Even before the Justice Department investigation was announced, Democrats were calling for the appointment of a special counsel to insure impartiality. McClellan said the decision rests with the Justice Department.
The department notified the counsel's office about 8:30 p.m. Monday that it was launching an investigation but said the White House could wait until the next morning to notify staff and direct them to preserve relevant material, McClellan said.
"Wait until the next morning to notify staff and direct them to preserve relevant material."
In other words, "you have ten hours (cough) before you have to to (cough cough) notify the White House staff to (HACK cough cough COUGH) not destroy evidence."
WHAT THE FUCK?????!!?!?!?!? What in gods' name does it mean to tell someone to wait until morning to make sure they don't delete e-mails or destroy documents? That they've, you know, been allowed to before then?
This is the fucking Department of Justice of the United States of America! If this was a drug bust in South Central Los Angeles, would the Chief of Police e-mail the head of the Crips and tell him he can wait until morning to tell his crew that they shouldn't flush their drugs since the raid's on the way? Forget the fact someone in the White House is getting fired soon; the blatant tipoff that was this memo is enough to get whatever DOJ asshat who sent it fired.
From the college where drinking's a minor!
The title, of course, being representative of my friend Josh's frat at Dartmouth College, which tries very hard to prove that Dartmouth students have some kind of federal initiative to consume as much alcohol as humanly possible, and at many parties as caninely possible as well.
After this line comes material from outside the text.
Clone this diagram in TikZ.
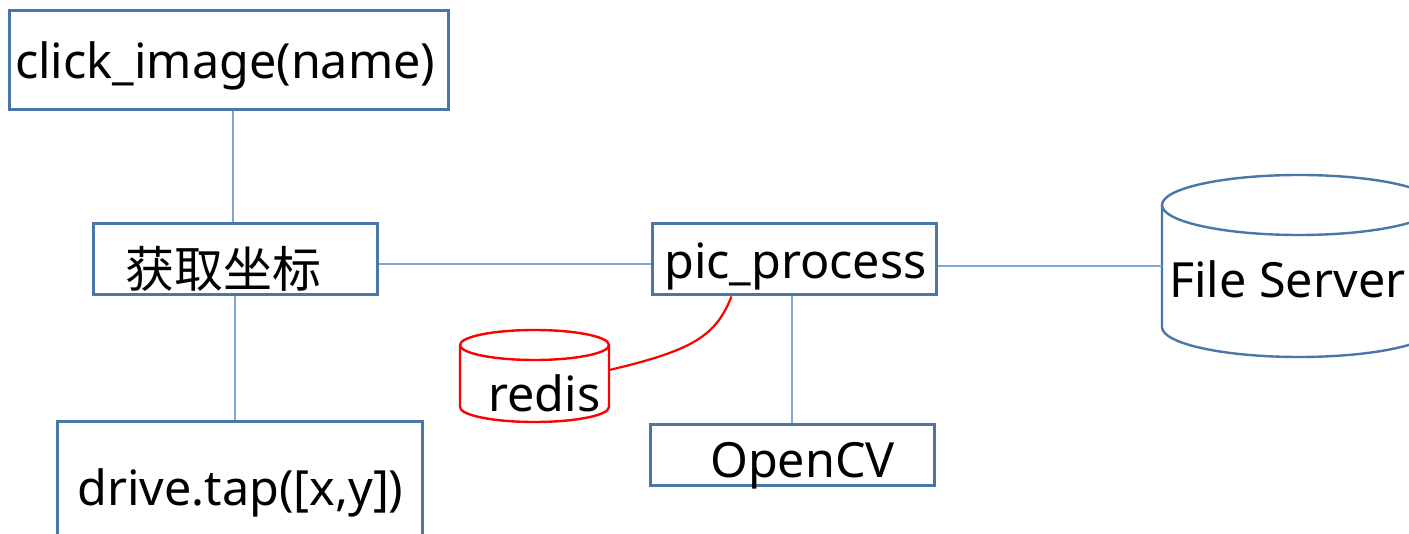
\documentclass[tikz,border=0pt]{standalone}
\usepackage{fontspec}
\setmainfont{Noto Sans}
\newfontfamily\cjk{Noto Sans CJK SC}
\usetikzlibrary{calc}
\definecolor{boxblue}{HTML}{4A76A8}
\definecolor{linkblue}{HTML}{7DA7D9}
\definecolor{redisred}{HTML}{FF0000}
\tikzset{
  boxnode/.style={draw=boxblue, line width=3pt, inner sep=0pt, fill=none},
  txt/.style={inner sep=0pt, font=\fontsize{48.5}{58}\selectfont, anchor=base west},
  cjktxt/.style={inner sep=0pt, font=\cjk\fontsize{49}{60}\selectfont, anchor=west},
  link/.style={draw=linkblue, line width=1.4pt},
  redlink/.style={draw=redisred, line width=2.2pt},
  cyl/.style={draw=boxblue, line width=2.4pt},
  redcyl/.style={draw=redisred, line width=2.4pt},
  ghost/.style={inner sep=0pt, draw=none}
}
\begin{document}
\begin{tikzpicture}[x=1pt,y=-1pt]
\useasboundingbox (0,0) rectangle (1409,534);
\fill[white] (0,0) rectangle (1409,534);

% boxes
\node[boxnode, minimum width=439pt, minimum height=99pt] (click) at (228.5,60.5) {};
\node[boxnode, minimum width=284pt, minimum height=71pt] (huoqu) at (235,259.5) {};
\node[boxnode, minimum width=365pt, minimum height=130pt] (drive) at (239.5,487) {};
\node[boxnode, minimum width=284pt, minimum height=71pt] (pic) at (794,259.5) {};
\node[boxnode, minimum width=284pt, minimum height=61pt] (opencv) at (792,455.5) {};

% cylinders (drawn shapes) with ghost nodes for connections
\draw[redcyl] (460,345) -- (460,407) arc[start angle=180, end angle=0, x radius=74.5, y radius=15] -- (609,345);
\draw[redcyl] (534.5,345) ellipse[x radius=74.5, y radius=15];
\node[ghost, minimum width=149pt, minimum height=92pt] (redis) at (534.5,373) {};

\draw[cyl] (1162,205) -- (1162,327) arc[start angle=180, end angle=0, x radius=137, y radius=30] -- (1436,205);
\draw[cyl] (1299,205) ellipse[x radius=137, y radius=30];
\node[ghost, minimum width=274pt, minimum height=182pt] (fs) at (1299,266) {};

% texts
\node[txt] (tclick) at (15,79) {click\_image(name)};
\node[cjktxt] (thuoqu) at (125,269) {获取坐标};
\node[txt] (tdrive) at (77,505) {drive.tap([x,y])};
\node[txt] (tpic) at (664,279) {pic\_process};
\node[txt] (topencv) at (710,478) {OpenCV};
\node[txt] (tredis) at (488,412) {redis};
\node[txt] (tfs) at (1169,298) {File Server};

% connectors
\draw[link] ([xshift=-2pt]huoqu.north |- click.south) -- ([xshift=-2pt]huoqu.north);
\draw[link] (huoqu.south) -- (huoqu.south |- drive.north);
\draw[link] ([yshift=-4.5pt]huoqu.east) -- ([yshift=-4.5pt]pic.west);
\draw[link] (fs.west -| pic.east) -- (fs.west);
\draw[link] ([xshift=-2pt]pic.south) -- ([xshift=-2pt]pic.south |- opencv.north);
\draw[redlink] ([yshift=3pt]redis.east) .. controls (695,350) and (716,335) .. ($(pic.south west)+(81,0)$);
\end{tikzpicture}
\end{document}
Dartmouth has many dogs, some of which are now professional alcoholics. It's a wonderful thing, this Ivy League. Oh, and Dartmouth also has, from previous visits, an incredibly high quantity of hot girls. I mean, seriously... there's so many there that even I meet some.
Via aforementioned friend Josh's alerting, though, I'm also glad to hear Dartmouth now also has a counter to the insanely right-wing and right-wingly insane Dartmouth Review in the form of the Dartmouth Free Press, which hosts a very informative and useful weblog. It's a wonderful thing, this Free Dartmouth.
That was basically the point of this entire post, that one link. But this way I got to mention hot girls again, and my desire to encounter thereof. It's a wonderful thing, this internet.
"Can I use my personal aircraft for campaign business?"
Wow. This and other Frequently Asked Questions- we kid you not- from contributors and fundraisers for the Bush/Cheney '04 fund.
September 29, 2003
It just feels weird, okay?
Yes, we really ARE monks! We really DO pray and help others. Hundreds of years ago, monks survived by baking bread, making wine, or copying manuscripts. We survive by selling Ink and Toner Supplies online, at HUGE discounts ....and YOU benefit!That's it, folks. Monks. Selling toner.
Lasermonks was founded in 2001 by a team of enterprising monks, and follows in the tradition of monastic business endeavors, uniquely blending philanthropy, spirituality, and enterprise to support a life of prayer and charitable service.
It's just strange. I don't know why, okay? Just... just leave me alone while I think about this some more.
Update: Oh good lord. Their prices for ink for my Canon Bubblejet are... fantastic. I might have to buy my ink catridges from monks.
September 28, 2003
So much already being handled by so many who are so better at it
Monday, hopefully, might be a very good day to remember to catch the national news if you don't regularly. I hate acting like a MWO-style "let's laugh at anything remotely disadvantageous for someone just because they're Republicans" type of political writer, but this is, as they say, a potential popcorn moment. Atrios has already narrowed down his list of potentials as to whom
leaked the information will be getting fired by the end of the week, and frankly, there's a few on that list who I'd love to see... umm... never seen again.
If this story breaks out any further it's going to make Brokaw a lot more appealing to watch than Wheel, you know?